As a maths student I use scalar products incredibly often and have gotten used to the fact that $<a,b>=0 $ is equivalent to $a\perp b$. The generalizations on function spaces, etc. are also quite useful (Orthonormal basis have really nice properties). But I realized that I couldn't explain why the scalar product has anything to do with orthogonality.

And looking the scalar product up, it seems it has even more information about angles. Since apparently $<x,y>=||x||\cdot||y|| \text{cos}(\alpha)$ with $\alpha$ being the angle between x and y.

Why does multiplying the individual scalars end up telling us so much about angles? I am mostly interested in an intuition. As I think we did a proof in linear algebra at some point but I only remember that I was disappointed by it in the sense that I still had no idea why this relation existed afterwards.
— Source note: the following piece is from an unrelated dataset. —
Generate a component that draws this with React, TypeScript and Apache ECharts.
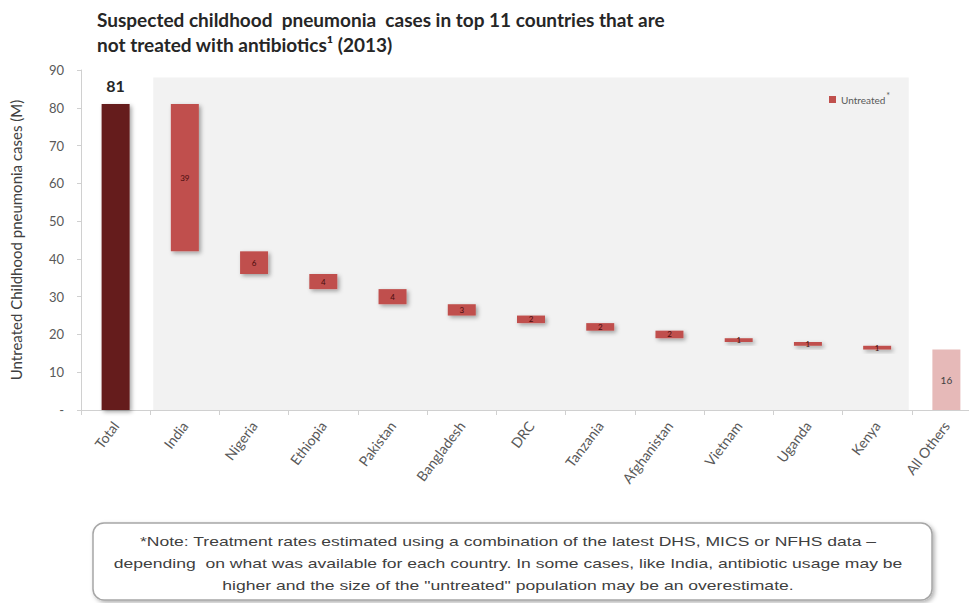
import React, { useEffect, useRef } from "react";
import * as echarts from "echarts";

const categories = [
  "Total", "India", "Nigeria", "Ethiopia", "Pakistan", "Bangladesh", "DRC",
  "Tanzania", "Afghanistan", "Vietnam", "Uganda", "Kenya", "All Others",
];
const totalValue = 81;
const countryValues = [39, 6, 4, 4, 3, 2, 2, 2, 1, 1, 1];
const othersValue = 16;
const noteLines = [
  "*Note: Treatment rates estimated using a combination of the latest DHS, MICS or NFHS data –",
  "depending  on what was available for each country. In some cases, like India, antibiotic usage may be",
  "higher and the size of the \"untreated\" population may be an overestimate.",
];

const FONT = "Lato, 'Open Sans', sans-serif";

export default function App() {
  const ref = useRef<HTMLDivElement>(null);
  useEffect(() => {
    if (!ref.current) return;
    const chart = echarts.init(ref.current, null, { renderer: "svg" });

    const bases: number[] = [0];
    let run = totalValue;
    for (const v of countryValues) {
      run -= v;
      bases.push(run);
    }
    bases.push(0);

    const red = "#c0504d";
    const values = [
      {
        value: totalValue,
        itemStyle: { color: "#651c1f" },
        label: { show: true, position: "top", fontSize: 16, fontWeight: "bold", color: "#262626", fontFamily: FONT, distance: 11 },
      },
      ...countryValues.map((v) => ({ value: v })),
      {
        value: othersValue,
        itemStyle: { color: "#e6b9b8", shadowBlur: 0, shadowOffsetX: 0, shadowOffsetY: 0 },
        label: { show: true, position: "inside", fontSize: 10, color: "#404040", fontFamily: FONT },
      },
    ];

    chart.setOption({
      animation: false,
      title: {
        text: "Suspected childhood  pneumonia  cases in top 11 countries that are\nnot treated with antibiotics¹ (2013)",
        left: 92,
        top: 2,
        textStyle: { fontFamily: FONT, fontWeight: "bold", fontSize: 19, lineHeight: 25, color: "#262626" },
      },
      legend: {
        data: ["Untreated"],
        left: 824,
        top: 86,
        icon: "rect",
        itemWidth: 7,
        itemHeight: 7,
        itemGap: 4,
        formatter: () => "{a|Untreated}{s|*}",
        textStyle: {
          fontFamily: FONT,
          fontSize: 10,
          color: "#595959",
          rich: {
            a: { fontFamily: FONT, fontSize: 10, color: "#595959" },
            s: { fontFamily: FONT, fontSize: 9, color: "#595959", verticalAlign: "top", padding: [0, 0, 8, 1] },
          },
        },
      },
      grid: { left: 81, width: 900, top: 70, bottom: 193, containLabel: false, outerBoundsMode: "none" },
      xAxis: {
        type: "category",
        data: categories,
        axisLine: { lineStyle: { color: "#d0d0d0" } },
        axisTick: { show: true, length: 5, lineStyle: { color: "#d0d0d0" } },
        axisLabel: { rotate: 53, fontSize: 14, color: "#595959", fontFamily: FONT, margin: 13, interval: 0 },
      },
      yAxis: {
        type: "value",
        min: 0,
        max: 90,
        interval: 10,
        name: "Untreated Childhood pneumonia cases (M)",
        nameLocation: "middle",
        nameGap: 58,
        nameTextStyle: { fontFamily: FONT, fontSize: 15, color: "#404040" },
        axisLine: { show: true, lineStyle: { color: "#d0d0d0" } },
        axisTick: { show: true, length: 4, lineStyle: { color: "#d0d0d0" } },
        splitLine: { show: false },
        axisLabel: {
          fontSize: 13,
          color: "#595959",
          fontFamily: FONT,
          margin: 17,
          formatter: (v: number) => (v === 0 ? "-" : String(v)),
        },
      },
      series: [
        {
          name: "base",
          type: "bar",
          stack: "w",
          barWidth: 28,
          itemStyle: { color: "transparent" },
          emphasis: { disabled: true },
          data: bases,
          z: 2,
        },
        {
          name: "Untreated",
          type: "bar",
          stack: "w",
          barWidth: 28,
          itemStyle: {
            color: red,
            shadowBlur: 4,
            shadowOffsetX: 2,
            shadowOffsetY: 2,
            shadowColor: "rgba(0,0,0,0.35)",
          },
          label: {
            show: true,
            position: "inside",
            fontSize: 8,
            color: "#4a0d0d",
            fontFamily: FONT,
          },
          data: values,
          z: 3,
        },
      ],
    });

    const xIndia = chart.convertToPixel({ xAxisIndex: 0 }, "India") as number;
    const xKenya = chart.convertToPixel({ xAxisIndex: 0 }, "Kenya") as number;
    const band = (xKenya - xIndia) / 10;
    const yTop = chart.convertToPixel({ yAxisIndex: 0 }, 88) as number;
    const yBottom = chart.convertToPixel({ yAxisIndex: 0 }, 0) as number;
    const bgLeft = xIndia - band / 2 + 3;
    const bgRight = xKenya + band / 2 - 3;

    chart.setOption({
      graphic: [
        {
          id: "plotbg",
          type: "rect",
          z: -10,
          silent: true,
          shape: { x: bgLeft, y: yTop, width: bgRight - bgLeft, height: yBottom - yTop },
          style: { fill: "#f2f2f2" },
        },
        {
          id: "notebox",
          type: "rect",
          z: 10,
          silent: true,
          shape: { x: 93, y: 523, width: 839, height: 77, r: 11 },
          style: {
            fill: "#ffffff",
            stroke: "#a6a6a6",
            lineWidth: 1.5,
            shadowBlur: 4,
            shadowOffsetX: 2,
            shadowOffsetY: 2,
            shadowColor: "rgba(0,0,0,0.3)",
          },
        },
        ...noteLines.map((t, i) => ({
          id: "note" + i,
          type: "text",
          z: 11,
          silent: true,
          x: 508,
          y: 541 + i * 22,
          scaleX: 1.35,
          style: {
            text: t,
            fontSize: 13,
            fontFamily: "'Liberation Sans', Arial, sans-serif",
            fill: "#404040",
            align: "center",
            verticalAlign: "middle",
          },
        })),
      ],
    });

    return () => chart.dispose();
  }, []);

  return (
    <div
      ref={ref}
      style={{ position: "fixed", left: 0, top: 0, width: 969, height: 603, background: "#ffffff" }}
    />
  );
}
But if you know about a very instructive proof that would be interesting as well

And lastly, is it even possible to get an intuition for scalar products on function spaces, or is that a generalization you can only get used to, but not really understand?

Answer 1

The notion of orthogonality is defined only on inner product vector spaces and the definition is:

two vectors $x,y$ are orthogonal if $\langle x,y\rangle=0$

From this we can define what an ''angle'' is in any vector space with an inner product and the definition generalize the usual definition of angle between two oriented segments in a plane.

Answer 2

Physicists use the scalar product in the way you stated, $<x,y>=||x|| ||x||\cos(\alpha)$, so the scalar product was born from the notion of angle.

In mathematics, things are the other way around: if you have studied linear algebra, and metrics in vector spaces, you will now that, given a metric $T_2$ in a vector space $E$, you $\textit{define}$ the scalar product as $<e,e'>=T_2(e,e')$, then the norm as $||e||=+\sqrt{T_2(e,e)}$, and then the angle as $\cos\left({\widehat{e,e'}}\right)=\frac{<e,e'>}{||e|| ||e'||}$, so the definiton of angle comes from the scalar product.